DataLens: ML-Oriented Interactive Tabular Data Quality Dashboard
Mohamed Abdelaal, Samuel Lokadjaja, Arne Kreuz, Harald Schöning
TL;DR
DataLens tackles the data quality problem in ML pipelines by unifying automated profiling, ML-based and rule-based error detection, and repair in an interactive dashboard. It combines REST APIs for tooling, a user-in-the-loop for labeling and rule validation, and an iterative cleaning module that uses Bayesian optimization via Optuna to maximize downstream performance metrics (e.g., $MSE$ for regression and $F1$ for classification). DataSheets, MLflow, and Delta Lake enable reproducibility and version control of data and experiments. Demonstrations on NASA and Beers datasets show progressive improvements in downstream metrics as iterations increase, with performance approaching that achieved on ground-truth data. The work offers a scalable framework that tightly couples data cleaning with ML evaluation and provenance tracking.
Abstract
Maintaining high data quality is crucial for reliable data analysis and machine learning (ML).

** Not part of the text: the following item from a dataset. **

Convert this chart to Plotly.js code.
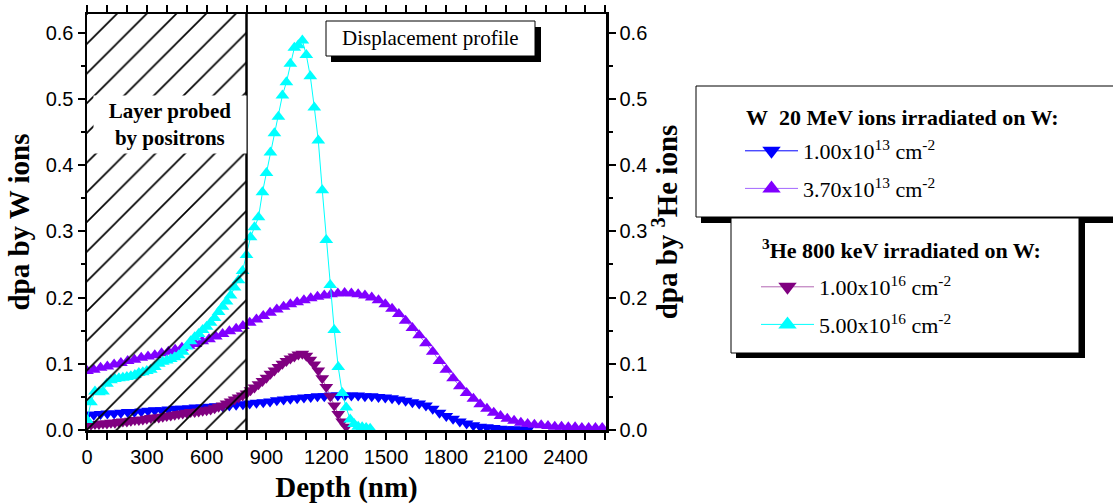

However, existing data quality management tools often lack automation, interactivity, and integration with ML workflows. This demonstration paper introduces DataLens, a novel interactive dashboard designed to streamline and automate the data quality management process for tabular data. DataLens integrates a suite of data profiling, error detection, and repair tools, including statistical, rule-based, and ML-based methods. It features a user-in-the-loop module for interactive rule validation, data labeling, and custom rule definition, enabling domain experts to guide the cleaning process. Furthermore, DataLens implements an iterative cleaning module that automatically selects optimal cleaning tools based on downstream ML model performance. To ensure reproducibility, DataLens generates DataSheets capturing essential metadata and integrates with MLflow and Delta Lake for experiment tracking and data version control. This demonstration showcases DataLens's capabilities in effectively identifying and correcting data errors, improving data quality for downstream tasks, and promoting reproducibility in data cleaning pipelines.